:: Your task ::
Examine the records and identify each line that includes the string "Convert". Copy those lines.

:: Source code of charts ::
- - -

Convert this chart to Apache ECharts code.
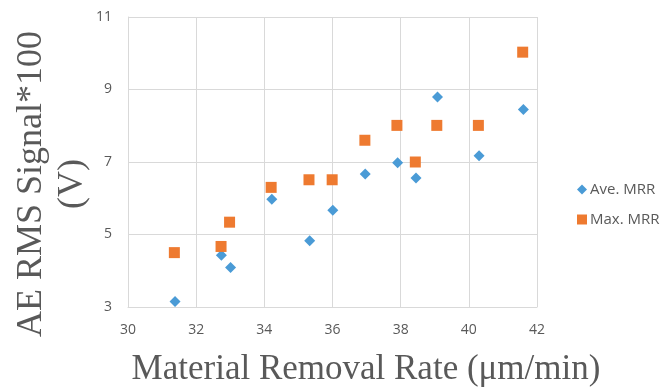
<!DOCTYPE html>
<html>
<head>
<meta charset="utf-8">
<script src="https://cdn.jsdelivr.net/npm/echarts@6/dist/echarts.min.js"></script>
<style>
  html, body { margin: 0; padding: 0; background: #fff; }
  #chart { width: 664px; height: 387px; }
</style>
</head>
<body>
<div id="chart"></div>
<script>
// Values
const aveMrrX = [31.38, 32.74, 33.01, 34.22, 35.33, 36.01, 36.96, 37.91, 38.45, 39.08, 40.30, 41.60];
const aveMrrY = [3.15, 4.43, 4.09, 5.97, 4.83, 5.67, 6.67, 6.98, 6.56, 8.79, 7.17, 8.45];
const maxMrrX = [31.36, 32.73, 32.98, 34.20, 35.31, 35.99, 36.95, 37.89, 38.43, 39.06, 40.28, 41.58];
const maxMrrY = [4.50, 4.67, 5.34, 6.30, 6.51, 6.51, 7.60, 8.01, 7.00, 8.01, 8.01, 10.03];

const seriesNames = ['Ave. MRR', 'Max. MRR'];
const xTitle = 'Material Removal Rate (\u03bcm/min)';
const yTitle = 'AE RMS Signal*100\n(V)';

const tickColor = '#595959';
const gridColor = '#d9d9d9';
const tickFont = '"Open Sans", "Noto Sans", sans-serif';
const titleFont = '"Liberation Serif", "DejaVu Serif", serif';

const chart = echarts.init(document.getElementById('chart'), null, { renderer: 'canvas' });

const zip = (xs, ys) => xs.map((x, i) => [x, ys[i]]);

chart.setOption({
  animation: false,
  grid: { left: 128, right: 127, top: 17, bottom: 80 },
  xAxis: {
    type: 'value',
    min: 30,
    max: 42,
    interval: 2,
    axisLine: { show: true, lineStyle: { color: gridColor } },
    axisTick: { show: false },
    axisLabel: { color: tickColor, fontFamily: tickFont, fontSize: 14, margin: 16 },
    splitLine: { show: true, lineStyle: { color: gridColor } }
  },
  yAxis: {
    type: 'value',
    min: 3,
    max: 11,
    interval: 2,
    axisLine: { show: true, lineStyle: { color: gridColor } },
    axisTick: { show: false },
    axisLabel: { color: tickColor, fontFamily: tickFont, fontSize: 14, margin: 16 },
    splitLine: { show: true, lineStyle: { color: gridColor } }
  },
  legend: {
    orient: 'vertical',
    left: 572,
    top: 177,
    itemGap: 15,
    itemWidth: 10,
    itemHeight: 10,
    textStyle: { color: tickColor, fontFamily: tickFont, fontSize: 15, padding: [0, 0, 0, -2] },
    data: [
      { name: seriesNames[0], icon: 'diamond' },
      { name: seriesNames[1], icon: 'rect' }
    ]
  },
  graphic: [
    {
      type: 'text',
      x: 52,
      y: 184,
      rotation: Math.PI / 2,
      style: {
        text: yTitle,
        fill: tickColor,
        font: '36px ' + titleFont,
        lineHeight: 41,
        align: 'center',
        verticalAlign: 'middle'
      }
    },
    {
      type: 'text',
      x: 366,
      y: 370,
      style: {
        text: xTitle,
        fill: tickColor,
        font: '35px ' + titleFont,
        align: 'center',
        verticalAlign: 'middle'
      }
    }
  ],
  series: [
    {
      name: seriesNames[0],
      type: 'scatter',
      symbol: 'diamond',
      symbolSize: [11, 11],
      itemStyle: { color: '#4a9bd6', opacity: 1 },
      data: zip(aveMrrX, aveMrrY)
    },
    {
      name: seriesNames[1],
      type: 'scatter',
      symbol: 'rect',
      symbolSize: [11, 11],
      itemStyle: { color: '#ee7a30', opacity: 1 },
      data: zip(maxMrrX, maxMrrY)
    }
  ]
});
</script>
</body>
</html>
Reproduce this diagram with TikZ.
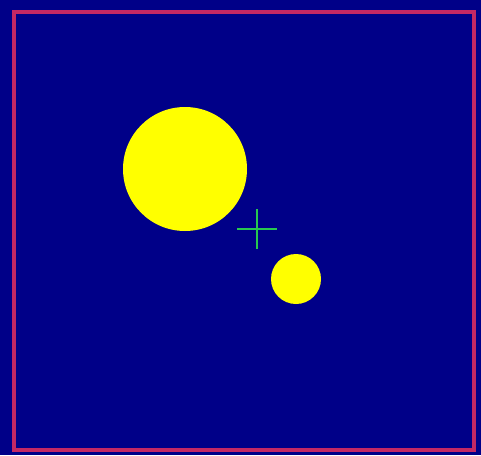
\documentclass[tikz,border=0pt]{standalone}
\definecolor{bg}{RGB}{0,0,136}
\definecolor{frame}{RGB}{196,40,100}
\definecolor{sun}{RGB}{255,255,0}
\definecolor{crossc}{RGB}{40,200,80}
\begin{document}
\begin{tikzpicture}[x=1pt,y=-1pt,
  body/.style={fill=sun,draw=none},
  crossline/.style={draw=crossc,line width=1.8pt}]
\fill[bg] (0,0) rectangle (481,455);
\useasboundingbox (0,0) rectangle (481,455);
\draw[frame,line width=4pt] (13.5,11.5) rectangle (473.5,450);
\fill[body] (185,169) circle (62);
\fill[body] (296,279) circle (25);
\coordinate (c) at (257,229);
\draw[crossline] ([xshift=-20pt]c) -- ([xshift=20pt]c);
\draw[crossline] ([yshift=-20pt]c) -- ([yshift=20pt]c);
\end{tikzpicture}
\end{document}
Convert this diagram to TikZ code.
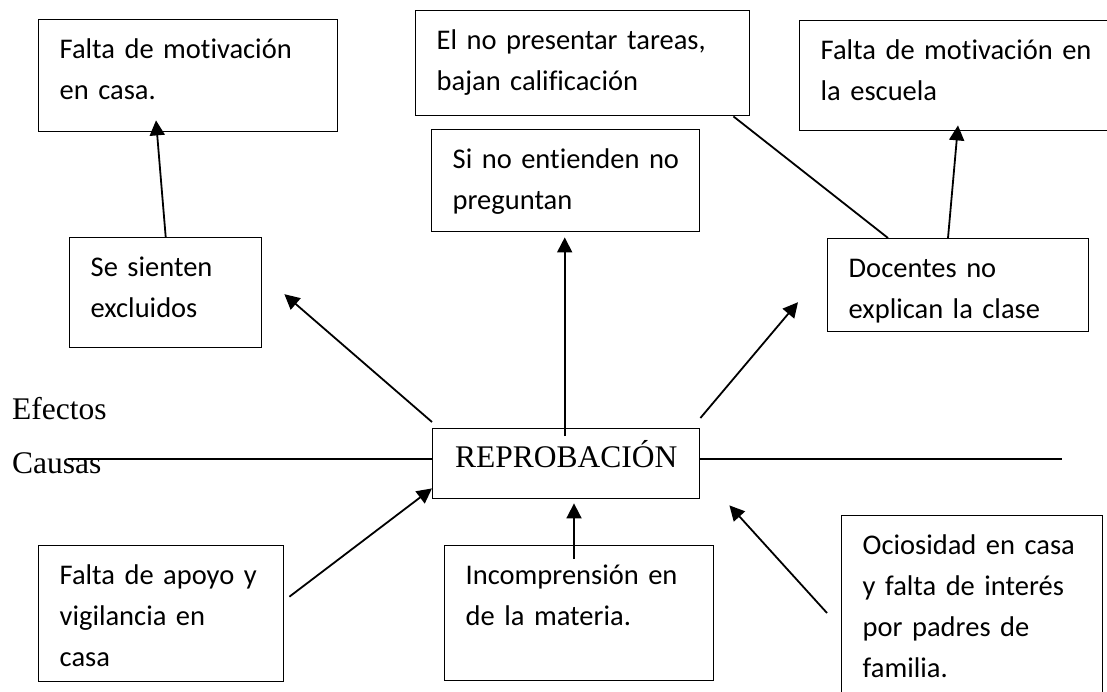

- - -

:: Solution to this exercise ::
Convert this chart to Apache ECharts code.
Convert this diagram to TikZ code.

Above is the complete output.